Todd Fryhover, president of the Washington Apple Commission, is concerned about a possible decrease in federal funding for export promotions.
Photo by Geraldine Warner
Since generic apple promotions in the U.S. market are a thing of the past, export markets seem to offer better opportunities for selling more apples, Washington Apple Commission President Todd Fryhover says.
“Right now, it doesn’t appear to me that there’s anyone out there building demand and increasing consumption domestically,” he said. “So, I would agree that export markets provide the only viable alternative.”
Since the Apple Commission stopped domestic promotions in 2004, marketers have stepped in to promote their own brands with retailers. But the industry still largely depends on the Apple Commission to build the apple category in markets overseas.
Fryhover said there are three types of export markets: mature, emerging, and growth. Mature markets include Canada, the United Kingdom, and Taiwan, which are similar to the U.S. market in that consumers have a wide choice of fresh produce year round and it would be difficult to increase apple sales further.
Emerging markets, such as Vietnam, Indonesia, India, and China, are where the real opportunities lie, Fryhover believes. India has 1.2 billion people and the potential for its middle class to grow by a couple of hundred million people. Those are the people who can afford to buy Washington apples, even though they are subject to a 50 percent duty. Other possibilities are South Africa, which took its first shipment of U.S. apples two years ago, and Australia, which recently opened to Chinese apples, but not yet to U.S. apples.
“There’s no stone too small to be overturned,” Fryhover said, “because if our crop does go to 120 million boxes, which everyone thinks it can, we can’t afford to not look at every market.”
Those in the growth category are established markets where sales could increase by 5 to 10 percent annually.
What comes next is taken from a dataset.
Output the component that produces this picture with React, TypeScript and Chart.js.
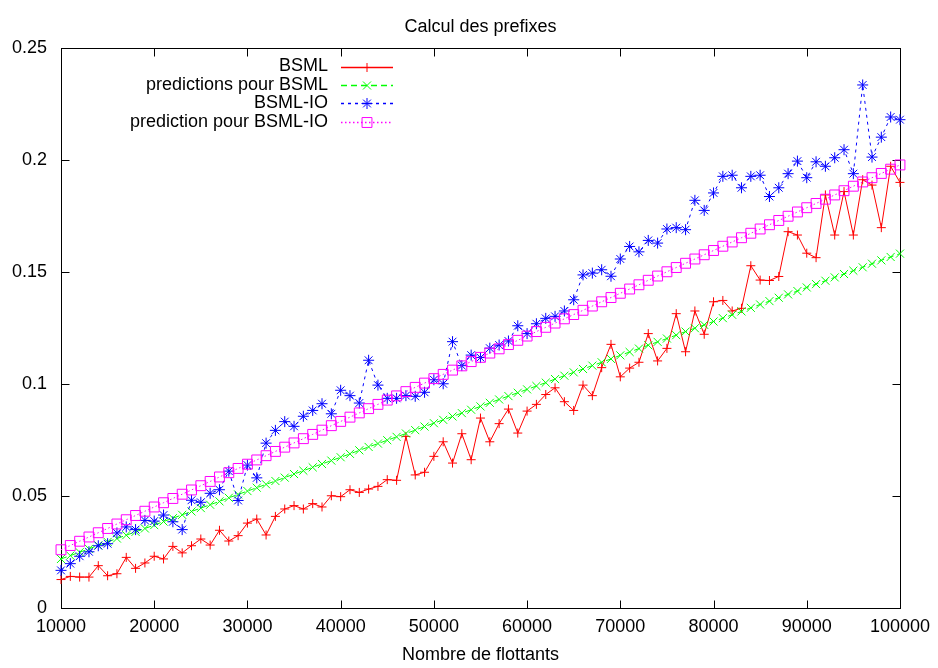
import React, { useEffect, useRef } from "react";
import { Chart, registerables } from "chart.js";
Chart.register(...registerables);

const TITLE = "Calcul des prefixes";
const X_TITLE = "Nombre de flottants";
const LABELS = ["BSML", "predictions pour BSML", "BSML-IO", "prediction pour BSML-IO"];

const N_VALUES = [
  10000, 11000, 12000, 13000, 14000, 15000, 16000, 17000, 18000, 19000,
  20000, 21000, 22000, 23000, 24000, 25000, 26000, 27000, 28000, 29000,
  30000, 31000, 32000, 33000, 34000, 35000, 36000, 37000, 38000, 39000,
  40000, 41000, 42000, 43000, 44000, 45000, 46000, 47000, 48000, 49000,
  50000, 51000, 52000, 53000, 54000, 55000, 56000, 57000, 58000, 59000,
  60000, 61000, 62000, 63000, 64000, 65000, 66000, 67000, 68000, 69000,
  70000, 71000, 72000, 73000, 74000, 75000, 76000, 77000, 78000, 79000,
  80000, 81000, 82000, 83000, 84000, 85000, 86000, 87000, 88000, 89000,
  90000, 91000, 92000, 93000, 94000, 95000, 96000, 97000, 98000, 99000,
  100000,
];

const BSML = [
  0.0127, 0.0141, 0.0138, 0.0138, 0.0189, 0.0144, 0.0153, 0.0226, 0.0177, 0.0201,
  0.0231, 0.0219, 0.0275, 0.0246, 0.0278, 0.0308, 0.0281, 0.0347, 0.0299, 0.0323,
  0.0379, 0.0397, 0.0326, 0.0409, 0.0442, 0.0457, 0.0442, 0.0466, 0.0451, 0.0501,
  0.0497, 0.0528, 0.0516, 0.0531, 0.0543, 0.0573, 0.0570, 0.0766, 0.0594, 0.0606,
  0.0677, 0.0742, 0.0647, 0.0778, 0.0662, 0.0848, 0.0742, 0.0823, 0.0888, 0.0781,
  0.0879, 0.0909, 0.0953, 0.0983, 0.0921, 0.0882, 0.0995, 0.0948, 0.1073, 0.1177,
  0.1032, 0.1071, 0.1097, 0.1225, 0.1103, 0.1159, 0.1314, 0.1144, 0.1326, 0.1222,
  0.1367, 0.1373, 0.1326, 0.1338, 0.1528, 0.1464, 0.1462, 0.1480, 0.1680, 0.1665,
  0.1584, 0.1564, 0.1844, 0.1665, 0.1859, 0.1665, 0.1912, 0.1888, 0.1698, 0.1972,
  0.1900,
];

const PRED_BSML = [
  0.0219, 0.0234, 0.0249, 0.0264, 0.0280, 0.0295, 0.0310, 0.0325, 0.0340, 0.0355,
  0.0370, 0.0386, 0.0401, 0.0416, 0.0431, 0.0446, 0.0461, 0.0476, 0.0492, 0.0507,
  0.0522, 0.0537, 0.0552, 0.0567, 0.0582, 0.0598, 0.0613, 0.0628, 0.0643, 0.0658,
  0.0673, 0.0688, 0.0704, 0.0719, 0.0734, 0.0749, 0.0764, 0.0779, 0.0794, 0.0810,
  0.0825, 0.0840, 0.0855, 0.0870, 0.0885, 0.0900, 0.0916, 0.0931, 0.0946, 0.0961,
  0.0976, 0.0991, 0.1006, 0.1022, 0.1037, 0.1052, 0.1067, 0.1082, 0.1097, 0.1112,
  0.1128, 0.1143, 0.1158, 0.1173, 0.1188, 0.1203, 0.1218, 0.1234, 0.1249, 0.1264,
  0.1279, 0.1294, 0.1309, 0.1324, 0.1340, 0.1355, 0.1370, 0.1385, 0.1400, 0.1415,
  0.1431, 0.1446, 0.1461, 0.1476, 0.1491, 0.1506, 0.1521, 0.1537, 0.1552, 0.1567,
  0.1582,
];

const BSML_IO = [
  0.0168, 0.0198, 0.0231, 0.0251, 0.0278, 0.0287, 0.0335, 0.0362, 0.0350, 0.0391,
  0.0388, 0.0415, 0.0385, 0.0350, 0.0481, 0.0472, 0.0512, 0.0528, 0.0611, 0.0480,
  0.0638, 0.0581, 0.0736, 0.0793, 0.0832, 0.0811, 0.0856, 0.0882, 0.0912, 0.0867,
  0.0972, 0.0948, 0.0915, 0.1106, 0.0995, 0.0936, 0.0936, 0.0948, 0.0945, 0.0963,
  0.1019, 0.1001, 0.1189, 0.1082, 0.1129, 0.1118, 0.1160, 0.1174, 0.1192, 0.1260,
  0.1225, 0.1269, 0.1293, 0.1302, 0.1326, 0.1376, 0.1487, 0.1495, 0.1510, 0.1481,
  0.1558, 0.1614, 0.1590, 0.1641, 0.1629, 0.1692, 0.1698, 0.1689, 0.1820, 0.1775,
  0.1853, 0.1927, 0.1932, 0.1876, 0.1927, 0.1932, 0.1837, 0.1876, 0.1939, 0.1995,
  0.1921, 0.1992, 0.1972, 0.2010, 0.2046, 0.1939, 0.2335, 0.2013, 0.2102, 0.2192,
  0.2180,
];

const PRED_BSML_IO = [
  0.0260, 0.0279, 0.0298, 0.0317, 0.0336, 0.0355, 0.0375, 0.0394, 0.0413, 0.0432,
  0.0451, 0.0470, 0.0489, 0.0508, 0.0527, 0.0546, 0.0565, 0.0585, 0.0604, 0.0623,
  0.0642, 0.0661, 0.0680, 0.0699, 0.0718, 0.0737, 0.0756, 0.0775, 0.0794, 0.0814,
  0.0833, 0.0852, 0.0871, 0.0890, 0.0909, 0.0928, 0.0947, 0.0966, 0.0985, 0.1004,
  0.1024, 0.1043, 0.1062, 0.1081, 0.1100, 0.1119, 0.1138, 0.1157, 0.1176, 0.1195,
  0.1214, 0.1234, 0.1253, 0.1272, 0.1291, 0.1310, 0.1329, 0.1348, 0.1367, 0.1386,
  0.1405, 0.1424, 0.1443, 0.1463, 0.1482, 0.1501, 0.1520, 0.1539, 0.1558, 0.1577,
  0.1596, 0.1615, 0.1634, 0.1653, 0.1673, 0.1692, 0.1711, 0.1730, 0.1749, 0.1768,
  0.1787, 0.1806, 0.1825, 0.1844, 0.1863, 0.1883, 0.1902, 0.1921, 0.1940, 0.1959,
  0.1978,
];

const FONT = '"Liberation Sans", Arial, Helvetica, sans-serif';
const FS = 18;

type Style = { color: string; dash: number[]; point: string; radius: number };
const STYLES: Style[] = [
  { color: "#ff0000", dash: [], point: "cross", radius: 4.5 },
  { color: "#00ff00", dash: [6, 4], point: "crossRot", radius: 5.7 },
  { color: "#0000ff", dash: [3, 4], point: "star", radius: 5.5 },
  { color: "#ff00ff", dash: [1.5, 2.5], point: "rect", radius: 7 },
];
const SERIES = [BSML, PRED_BSML, BSML_IO, PRED_BSML_IO];

function drawMarker(ctx: CanvasRenderingContext2D, style: string, x: number, y: number, r: number) {
  ctx.beginPath();
  const d = r * Math.SQRT1_2;
  if (style === "cross" || style === "star") {
    ctx.moveTo(x - r, y); ctx.lineTo(x + r, y);
    ctx.moveTo(x, y - r); ctx.lineTo(x, y + r);
  }
  if (style === "crossRot" || style === "star") {
    ctx.moveTo(x - d, y - d); ctx.lineTo(x + d, y + d);
    ctx.moveTo(x - d, y + d); ctx.lineTo(x + d, y - d);
  }
  if (style === "rect") {
    ctx.rect(x - d, y - d, 2 * d, 2 * d);
  }
  ctx.stroke();
}

const framePlugin = {
  id: "gnuframe",
  beforeDatasetsDraw(chart: any) {
    const { ctx, chartArea: a, scales } = chart;
    const L = Math.round(a.left) + 0.5, R = Math.round(a.right) + 0.5;
    const T = Math.round(a.top) + 0.5, B = Math.round(a.bottom) + 0.5;
    ctx.save();
    ctx.strokeStyle = "#000";
    ctx.lineWidth = 1;
    ctx.setLineDash([]);
    ctx.strokeRect(L, T, R - L, B - T);
    const tl = 8;
    ctx.beginPath();
    for (const t of scales.x.ticks) {
      const px = Math.round(scales.x.getPixelForValue(t.value)) + 0.5;
      ctx.moveTo(px, B); ctx.lineTo(px, B - tl);
      ctx.moveTo(px, T); ctx.lineTo(px, T + tl);
    }
    for (const t of scales.y.ticks) {
      const py = Math.round(scales.y.getPixelForValue(t.value)) + 0.5;
      ctx.moveTo(L, py); ctx.lineTo(L + tl, py);
      ctx.moveTo(R, py); ctx.lineTo(R - tl, py);
    }
    ctx.stroke();
    ctx.restore();
  },
  afterDraw(chart: any) {
    const { ctx, chartArea: a } = chart;
    const cx = (a.left + a.right) / 2;
    ctx.save();
    ctx.fillStyle = "#000";
    ctx.font = `${FS}px ${FONT}`;
    ctx.textAlign = "center";
    ctx.textBaseline = "middle";
    ctx.fillText(TITLE, cx, 27);
    ctx.fillText(X_TITLE, cx, 655);
    // legend (gnuplot style: text right-aligned, sample to its right)
    const textRight = 328, x0 = 341, x1 = 393, xm = 367;
    LABELS.forEach((lab, i) => {
      const y = 66.5 + i * 18.4;
      const yc = Math.round(y) + 0.5;
      ctx.fillStyle = "#000";
      ctx.textAlign = "right";
      ctx.fillText(lab, textRight, y);
      const s = STYLES[i];
      ctx.strokeStyle = s.color;
      ctx.lineWidth = 1.5;
      ctx.setLineDash(s.dash);
      ctx.beginPath();
      ctx.moveTo(x0, yc);
      ctx.lineTo(x1, yc);
      ctx.stroke();
      ctx.lineWidth = 1;
      ctx.setLineDash([]);
      drawMarker(ctx, s.point, xm, yc, s.radius);
    });
    ctx.restore();
  },
};

export default function App() {
  const ref = useRef<HTMLCanvasElement | null>(null);
  useEffect(() => {
    if (!ref.current) return;
    const datasets = SERIES.map((vals, i) => ({
      label: LABELS[i],
      data: N_VALUES.map((n, j) => ({ x: n, y: vals[j] })),
      borderColor: STYLES[i].color,
      borderWidth: 1,
      borderDash: STYLES[i].dash,
      pointStyle: STYLES[i].point,
      pointRadius: STYLES[i].radius,
      pointBorderColor: STYLES[i].color,
      pointBackgroundColor: "rgba(0,0,0,0)",
      pointBorderWidth: 1,
      tension: 0,
      fill: false,
      clip: false as any,
      order: 4 - i,
    }));
    const chart = new Chart(ref.current, {
      type: "line",
      data: { datasets },
      plugins: [framePlugin],
      options: {
        responsive: false,
        animation: false,
        layout: { padding: { top: 48, right: 37, left: 0, bottom: 0 } },
        plugins: { legend: { display: false }, title: { display: false }, tooltip: { enabled: false } },
        scales: {
          x: {
            type: "linear",
            min: 10000,
            max: 100000,
            grid: { display: false, drawTicks: false },
            border: { display: false },
            ticks: {
              stepSize: 10000,
              padding: 8,
              color: "#000",
              font: { family: FONT, size: FS },
              maxRotation: 0,
              callback: (v: any) => String(v),
            },
            afterFit: (s: any) => { s.height = 60; },
          },
          y: {
            type: "linear",
            min: 0,
            max: 0.25,
            grid: { display: false, drawTicks: false },
            border: { display: false },
            ticks: {
              stepSize: 0.05,
              padding: 14,
              color: "#000",
              font: { family: FONT, size: FS },
              callback: (v: any) => String(+Number(v).toFixed(2)),
            },
            afterFit: (s: any) => { s.width = 61; },
          },
        },
      },
    });
    return () => chart.destroy();
  }, []);
  return (
    <div style={{ position: "absolute", left: 0, top: 0, width: 938, height: 668, background: "#fff" }}>
      <canvas ref={ref} width={938} height={668} style={{ display: "block" }} />
    </div>
  );
}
They are places where the United States has access, the Washington brand is established, and consumers just need to be convinced to buy more Washington apples.
Dr. Des O’Rourke, agricultural economist with Belrose, Inc., in Pullman, Washington, has explained that the commission’s budget is inadequate to take advantage of opportunities overseas.
The commission collects an assessment of 3.5 cents per box, but the equivalent of 1.0 cent per box is passed on to the U.S. Apple Association and 0.5 cent to the Northwest Horticultural Council. It receives funding of about $4.6 million from the federal Market Access Program, bringing the total available to spend on export promotions to around $6 million.
The MAP funding comes with many strings attached and is dependent on the growers providing funding through the assessment, too. MAP funds are more likely to shrink than grow, given the current focus in the U.S. Congress on cutting spending, Fryhover noted, and it might even be eliminated. And an assessment increase would be a long shot, too.
In 2007, before Fryhover was president, the commission ran a referendum asking growers for an increase of 1 cent per box in the assessment. It required 66 percent of the growers, representing at least 66 percent of the acreage, to vote yes in order to pass. Just under 59 percent of the growers, representing 62 percent of the acreage, voted in favor, so the measure failed. Fryhover said the proportion of ballots returned was very low at under 20 percent.
With the effects of the recession and Washington State University running a major fundraising campaign, the outlook today seems no more favorable.
“The board of directors is not entertaining the idea of an assessment increase,” Fryhover said. “It’s not on the table for discussion.”
But Fryhover said he agreed with O’Rourke that a $2 billion industry, which relies on a third of its fruit going overseas in order to maintain overall profitability, needs to leverage its resources to build demand for Washington apples overseas.
“I’m not saying we need to double our assessment or triple our assessment or anything of that nature,” he said. “It’s going to be a gradual path. We just need to be realistic about the future and try to get the best estimates about what’s going to happen politically with the MAP program and be progressive rather than reactive.”
Fryhover said the U.S. Congress could help boost exports by approving free trade agreements. While the European Union is aggressively pursuing agreements, and has signed one with Colombia, the United States’s free trade agreement with Colombia, signed in 2006, has yet to be approved by Congress. As a result, U.S. apples still face a 15 percent tariff in that country.
The European Union has also signed a free trade agreement with Egypt where U.S. apples still face a 20 percent tariff.
Fryhover urged growers to be more involved in industry affairs and to contact Washington’s congressional representatives. “You have to have a voice,” he said. “We’re in a very competitive business. This is a world business.”